Hace casi un cuarto de siglo tuve bastante relación con Eduardo Polonio, sin estar metido yo en el mundo de la Música me vi involucrado en cosas públicas y tuve la oportunidad de abordar un proyecto titánico con él... Doce horas con Polonio, una obra interpretada en directo como un sumario de sus maravillosos trabajos publicados. Sus secuenciadores y sintetizadores le permitían de vez en cuando un descansillo pero las doce cayeron como campadas.
He sentido una pena profunda con su muerte, recién. Como me coge un poco separado de su entorno, mi pena es laxa, como de incomprensión, no tengo un sentimiento directo pero me quedan las culpabilidades de citas postergadas que ya no podrán ser jamás.
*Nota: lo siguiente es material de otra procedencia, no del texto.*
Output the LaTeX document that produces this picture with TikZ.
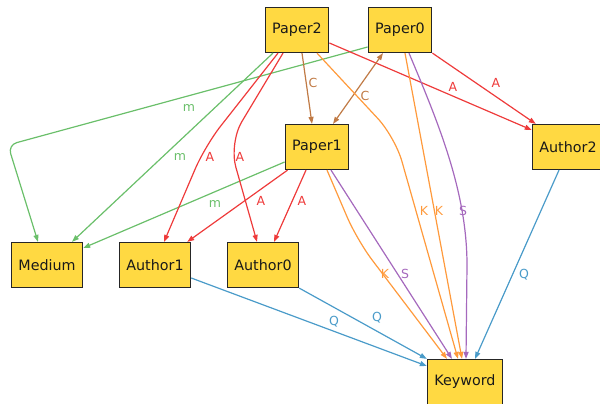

Se disuelve ahí un trozo de la vida en el tiempo sin término.
No voy a glosar la vida y la obra de Eduardo porque la prensa especializada y las revistas darán cuenta de alguien que ya es parte fundamental de la Historia de la Música española, aunque sea por el lateral de la vanguardia, la experimentación y la electrónica; quedarán dos o tres nombres tópicos, en el mejor sentido, y él ya lo es. Sí puedo hablar de mi experiencia personal, con alguien que amaba el sonido y la proporción (o su desajuste). De formación técnica, uno no sabía si tenía delante a un ingeniero con sus cachivaches, al matemático feliz o al travieso niño de los ruidos al que gustaba probar y combinar trascendiendo lo cotidiano. Era un tipo interesante y diré una barbaridad: en sus obras, concretas, electroacústicas, electrónicas, clásicas, siempre había un rasgo humano a diferencia de otros sesudos abstractísimos que parecen haber peleado por no ser entendidos o por reventar las entendederas de sus seguidores voluntariosos, Polonio tiene algo que aúna radicalismo con sencillez, no trata de epatar sino de impresionar, emocionar intelectualmente, eso sí, no esperen ustedes concesiones (verbigracia: Para una pequeña margarita ronca).
Eduardo Polonio era un pitagórico, un egipcio, yo qué sé, tenía su presencia algo de Asurbanipal en lo alto de un zigurat. Parecía percibir las armonías, la “Harmonia Mundi”, esa música celeste que aparece cuando uno piensa la realidad. Nuestras ideas del Mundo Antiguo son casi todo mentiras, nos venden al de Samos como un protomatemático científico cuando era un chamán buscando justificación para situarse en el orden pecador del universo en mitad de ciclos de reencarnaciones. Yo a Eduardo lo pondría entre él y nosotros, tenía algo de chamán porque nos comunicaba con esa ultrarrealidad del número del mundo pero sabía lo que hacía, y lo sabía con fundamento y estudios constantes, interiorizados, sin fin.
Eduardo Polonio era un sabio de verdad, no tenía nada qué enseñar; su camino es su obra, y ésa es la única sabiduría real que podemos legar, el resto es pseudocultura y erudición temporal y barata, él era una pregunta constante, porque la gente hay que ya no necesita más, lo sabe todo, y hay gente que busca porque cada vez es más consciente: líbrenos Pitágoras de aquéllos, válgannos éstos como Humanistas, y ahí estaba Eduardo Polonio. Y además rezumaba bondad, recuerdo una noche estupenda, él y su compañera vinieron a cenar a casa en su propio hogar rodante donde pasaron la madrugada, qué agradables, que listos y agudos, que simpáticos, qué bien, Mariángeles y Eduardo... yo vi cariño ejemplar, sin gilipolleces.
Cuenca y Uno es el Cubo están disponibles en Spotify, por si se atreven. Él ya es una estrella.